Entonces, apelando a su fina prosa, la belleza de sus construcciones literarias y como si en este libro, de manera sugestiva (y creativa) el autor quisiera mostrarnos esas facetas del apostador en los casinos, El Jugador deja huella, marcada y persistente con el paso del tiempo. No se necesita ser especialista en literatura para dar cuenta de ello: Comprobarán esto con el solo googleo de El Jugador, seguido por Dostoyevski. La cantidad de documentación sobre la obra es un complemento interesante a la lectura.

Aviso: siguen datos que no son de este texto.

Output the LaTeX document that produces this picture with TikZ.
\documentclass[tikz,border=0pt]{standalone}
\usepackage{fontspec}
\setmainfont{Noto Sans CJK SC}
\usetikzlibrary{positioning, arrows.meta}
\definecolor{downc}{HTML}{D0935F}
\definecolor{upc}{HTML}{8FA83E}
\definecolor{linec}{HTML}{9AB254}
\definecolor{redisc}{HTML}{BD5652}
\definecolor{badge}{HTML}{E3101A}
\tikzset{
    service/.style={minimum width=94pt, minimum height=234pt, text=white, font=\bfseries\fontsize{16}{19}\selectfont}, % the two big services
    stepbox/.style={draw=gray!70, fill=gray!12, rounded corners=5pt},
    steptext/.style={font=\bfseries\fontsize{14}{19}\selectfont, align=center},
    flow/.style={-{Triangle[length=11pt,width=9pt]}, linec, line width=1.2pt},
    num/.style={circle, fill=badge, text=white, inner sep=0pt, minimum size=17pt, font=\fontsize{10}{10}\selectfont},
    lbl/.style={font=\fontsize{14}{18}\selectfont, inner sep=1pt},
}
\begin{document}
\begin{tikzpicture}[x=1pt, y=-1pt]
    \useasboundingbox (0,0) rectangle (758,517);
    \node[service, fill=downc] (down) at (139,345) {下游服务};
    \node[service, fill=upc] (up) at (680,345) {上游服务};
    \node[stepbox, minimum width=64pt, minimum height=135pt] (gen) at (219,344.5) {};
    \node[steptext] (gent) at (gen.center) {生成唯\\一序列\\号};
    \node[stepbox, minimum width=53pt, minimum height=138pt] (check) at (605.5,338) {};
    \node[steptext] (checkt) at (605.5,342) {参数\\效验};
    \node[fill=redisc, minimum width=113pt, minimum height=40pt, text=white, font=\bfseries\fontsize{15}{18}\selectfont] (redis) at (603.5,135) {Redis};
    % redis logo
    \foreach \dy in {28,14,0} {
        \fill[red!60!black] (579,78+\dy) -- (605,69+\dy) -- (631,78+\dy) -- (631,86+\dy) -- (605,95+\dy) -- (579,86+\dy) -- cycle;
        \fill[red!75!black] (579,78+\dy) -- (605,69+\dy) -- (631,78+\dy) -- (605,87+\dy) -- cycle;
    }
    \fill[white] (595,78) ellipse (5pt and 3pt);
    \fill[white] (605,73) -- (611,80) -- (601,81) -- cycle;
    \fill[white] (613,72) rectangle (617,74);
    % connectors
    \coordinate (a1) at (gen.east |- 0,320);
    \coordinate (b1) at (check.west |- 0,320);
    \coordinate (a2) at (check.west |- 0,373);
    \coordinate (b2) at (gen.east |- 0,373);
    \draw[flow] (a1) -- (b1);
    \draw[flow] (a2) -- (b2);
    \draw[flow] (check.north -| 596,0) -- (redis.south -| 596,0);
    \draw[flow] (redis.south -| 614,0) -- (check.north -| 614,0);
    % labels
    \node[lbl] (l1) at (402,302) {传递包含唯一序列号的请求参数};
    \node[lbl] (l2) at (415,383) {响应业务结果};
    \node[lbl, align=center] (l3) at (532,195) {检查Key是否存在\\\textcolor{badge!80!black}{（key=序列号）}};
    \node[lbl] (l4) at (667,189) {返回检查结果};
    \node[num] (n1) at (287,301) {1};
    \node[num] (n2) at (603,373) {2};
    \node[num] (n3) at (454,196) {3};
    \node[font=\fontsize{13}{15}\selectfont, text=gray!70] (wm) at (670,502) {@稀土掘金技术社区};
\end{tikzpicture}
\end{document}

Si usted es apostador, insisto, encuentra un aporte indispensable. No es la revelación de tácticas o estrategias. Aquí no hay eso, ni tampoco tiene sentido recomendar la lectura por ese tema en particular, puesto que la relación es la de un apostador de casino. Nosotros (por lo menos quien les escribe) nos desenvolvemos en las apuestas deportivas.

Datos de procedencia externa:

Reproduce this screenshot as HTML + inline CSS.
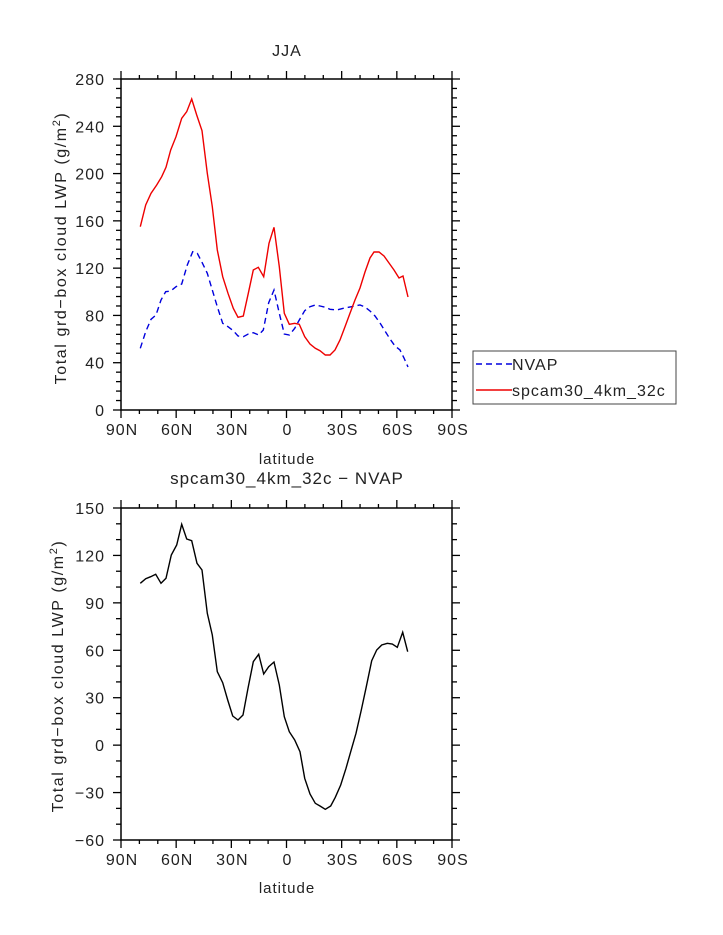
<!DOCTYPE html>
<html><head><meta charset="utf-8"><style>body{margin:0;background:#fff}svg{display:block}text{font-family:"Liberation Sans","DejaVu Sans",sans-serif;fill:#222;letter-spacing:1px}</style></head>
<body>
<svg width="723" height="935" viewBox="0 0 723 935">
<g id="ticks" stroke="#000" stroke-width="1.3" fill="none"></g>
<text x="287" y="56" font-size="16" text-anchor="middle">JJA</text>
<text x="287" y="484" font-size="17" text-anchor="middle">spcam30_4km_32c − NVAP</text>
<text transform="translate(66,248) rotate(-90)" font-size="16" text-anchor="middle" style="letter-spacing:1.6px">Total grd−box cloud LWP (g/m<tspan font-size="11" dy="-6">2</tspan><tspan dy="6">)</tspan></text>
<text transform="translate(63,676) rotate(-90)" font-size="16" text-anchor="middle" style="letter-spacing:1.6px">Total grd−box cloud LWP (g/m<tspan font-size="11" dy="-6">2</tspan><tspan dy="6">)</tspan></text>
<text x="287" y="464" font-size="15" text-anchor="middle">latitude</text>
<text x="287" y="893" font-size="15" text-anchor="middle">latitude</text>
<g id="labels" font-size="16"></g>
<rect x="121" y="79" width="331" height="331" fill="none" stroke="#000" stroke-width="1.5"/>
<rect x="121" y="508" width="331" height="332" fill="none" stroke="#000" stroke-width="1.5"/>
<polyline fill="none" stroke="#0000dd" stroke-width="1.4" stroke-dasharray="6,4" points="140.3,348.3 145.7,331.7 151,319.3 156,315 161,300 165.7,291.7 170.7,291 176,286.7 181.7,284 187.3,265 192.7,251.7 197.3,253.3 201.7,261.7 207.3,273.3 212.3,290 217.3,306.7 222.7,323.3 228,326.7 233.3,330.7 238,336 243.3,336.7 248.3,334 253.3,332.7 258.7,335 263.3,330 268.7,302.7 274,290 279.3,313.3 284.3,334 289.3,335 294.7,328.3 299.3,320 304.7,310.7 310,306.7 315.3,305 320,306 325.3,307.3 330,309.3 336.7,310 343.3,308.3 348.3,307.3 355,306 360,305 365,307 370,311 375,316 380,323 385,331 390,339 395,346 400,350 404,358 408,367"/>
<polyline fill="none" stroke="#ee0000" stroke-width="1.4" points="140.3,226.7 145.7,205 151,193.3 156.7,185 161.7,176.7 166,167.3 170.7,150 176,136.7 181.7,118.3 186.7,111.7 191.7,99 196.7,115 202,130.7 207.3,173.3 212.3,206.7 217.3,250 222.7,276.7 228,293.3 233.3,308.3 238,317.3 243.3,316 248.3,293.3 253.3,270 258.3,267.3 263.7,276.7 269,243.3 274,227.3 279.3,266.7 284.3,313.3 289.3,324.3 294.7,323.3 299.3,324.3 304.7,336.7 310,344 315.3,348.3 320,350.7 325.3,355 330,355 335,350 340,340 345,326.7 350,313.3 355,300 360,288 365,272 370,258 374,252 379,252 384,256 389,263 394,270 399,278 403,276 408,297"/>
<polyline fill="none" stroke="#000" stroke-width="1.4" points="140.3,583.3 145.7,578.7 150.7,576.7 155.7,574.3 161,583.3 166,578.3 171.3,555 176.7,545 181.7,524.3 186.7,539 191.7,540.7 197,563.3 202,570 207.3,613.3 212.3,635 217.3,671.7 222.7,682.7 227.7,700 232.7,716 238,720 243,715 248,688.3 253.3,661.7 258.7,654.3 263.7,674 268.7,666.7 274,662 279.3,685 284.3,716.7 289.3,731.7 294.7,740 300,751.7 304.7,778.3 310,794 315.3,803.3 320,806 325.3,809.3 330.7,806 335.3,797.3 340.7,785 346,768.3 351,750.7 356,733.3 361.3,710 366.3,686.7 371.7,660.7 376.7,650 381.7,645 387.3,643.3 392.3,644 397.3,647.3 402.7,632.3 407.7,651.7"/>
<rect x="473" y="351" width="203" height="53" fill="#fff" stroke="#444" stroke-width="1"/>
<line x1="476" y1="364" x2="512" y2="364" stroke="#0000dd" stroke-width="1.4" stroke-dasharray="6,4"/>
<line x1="476" y1="390" x2="512" y2="390" stroke="#ee0000" stroke-width="1.4"/>
<text x="512" y="370" font-size="16">NVAP</text>
<text x="512" y="396" font-size="16">spcam30_4km_32c</text>
</svg>
<script>
var T=document.getElementById('ticks'),L=document.getElementById('labels'),ns='http://www.w3.org/2000/svg';
function ln(a,b,c,d){var e=document.createElementNS(ns,'line');e.setAttribute('x1',a);e.setAttribute('y1',b);e.setAttribute('x2',c);e.setAttribute('y2',d);T.appendChild(e);}
function tx(x,y,s,anc){var e=document.createElementNS(ns,'text');e.setAttribute('x',x);e.setAttribute('y',y);e.setAttribute('text-anchor',anc);e.textContent=s;L.appendChild(e);}
function plot(top,bot,ymin,ymax,ystep,ysub){
 var xl=121,xr=452;var xs=['90N','60N','30N','0','30S','60S','90S'];
 for(var i=0;i<=18;i++){var x=xl+i*(xr-xl)/18;var m=i%3==0;var l=m?8:4;ln(x,bot,x,bot+l);ln(x,top,x,top-l);if(m)tx(x+1,bot+25,xs[i/3],'middle');}
 var n=Math.round((ymax-ymin)/ysub);
 for(var j=0;j<=n;j++){var v=ymin+j*ysub;var y=bot-(v-ymin)*(bot-top)/(ymax-ymin);var m=Math.abs(v/ystep-Math.round(v/ystep))<1e-6;var l=m?8:5;ln(xl,y,xl-l,y);ln(xr,y,xr+l,y);if(m)tx(xl-16,y+6,(v<0?'−'+(-v):''+v),'end');}
}
plot(79,410,0,280,40,8);
plot(508,840,-60,150,30,10);
</script>
</body></html>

En lo que hay valor, por usar un término tan nuestro, es en el desarrollo de esos perfiles apostadores que, llevados al extremo con esa pluma tan metódica de su autor en la descripción sicológica de sus personajes, retratan los riesgos que se corren por acceder a las apuestas, sin importar qué tan avezado o no sea quien llega al casino de la pintoresca Roulettenbourg.
Especial fijación causa en la obra la llegada de la anciana rusa, tía del general, con bastante dinero y ademanes propios de la edad. De carácter recio, con aspavientos y comportamientos opulentos, desde su poltrona conoce el mundo de los casinos. Es con ella, tal vez, con quien mejor referencia tenemos acerca de esos riesgos tan grandes que implica el no saber manejar las derrotas. Las apuestas no son para todos y con Antonida Vasílevna obtenemos el más fino de los ejemplos. En ella también vemos cómo se refleja el estado pletórico de las victorias y ese trance que hay entre conservar una buena racha y dejarla ir, seducido por una ambición insaciable.
Esa voracidad que existe en las apuestas. El ego inflado al máximo es lo que Alekséi Ivánovich vive al final, sumido en una profunda crisis de inseguridades. Sin el amor de su vida, sin dinero, sin expectativas. Todo se lo deja a la ruleta, parangón de lo problemático que es el dejarse consumir por el juego, aun para quien goza de experiencia.
Tipster como esa voz que susurra al oído
“- ¡Es usted audaz! ¡Muy audaz! -me dijeron-, pero márchese sin falta mañana por la mañana, lo más temprano posible; de lo contrario lo perderá todo, pero todo…”
Le decían a Alekséi cuando fue al casino y estaba en un estado de gracia increíble. Todo salía. No había estrategia, simple azar. El destino quiso congraciarse con él. Era como un acto reflejo. Jugaba. Perdía. Ganaba… de nuevo caía y en dos jugadas recuperó la inversión. Una estupenda racha, merecedora de un aplauso por parte de un público aristócrata. Entonces, esa voz susurrante, le advirtió irse de una vez.
Cuando la lectura me llevó a este punto noté cierta relación con el mundo de los tipster, de su labor al momento de analizar y entregarles a sus clientes o seguidores un repertorio de apuestas propensas a dejarles dividendos al final de la jornada.
Ese portavoz de un mensaje cautelar también puede ser acechante, inquieto y directo al fracaso. La voz de los malos consejos. Quien se mueve en la espesura de la especulación, maestros del engaño, con sed de dinero fácil.
Son los tipster, buenos o malos, que nos hablan. Esa persona, especialista en la materia, quien a cambio de un dinero (pago) o por simple gusto de ayudar, aconseja. Conduce al apostador inexperto, al que necesita de un buen consejo para evitar el naufragio.
El consejero de apuestas y el dilema moral. Para qué aconsejar. Como una estrategia cuyo fin es obtener beneficios. Cuando estos lleguen, váyase, lejos del mismo casino si es posible, donde el dinero y la mente del apostador estén a salvo. De esos, parece, hay pocos. Son los que no mienten, que nos hablan sobre cómo manejar los éxitos o fracasos.
Es la auténtica lección en El Jugador. Un repertorio de sutiles, pero potentes cuestionamientos sobre el juego (apuestas) en los casinos.
“En aquel instante debí haberme retirado, pero una sensación extraña se apoderó de mí: un deseo de provocar al Destino, de gastarle una broma, de sacarle la lengua. Arriesgué la mayor cantidad autorizada, cuatro mil florines, y perdí… Entonces, aturdido dejé la mesa”.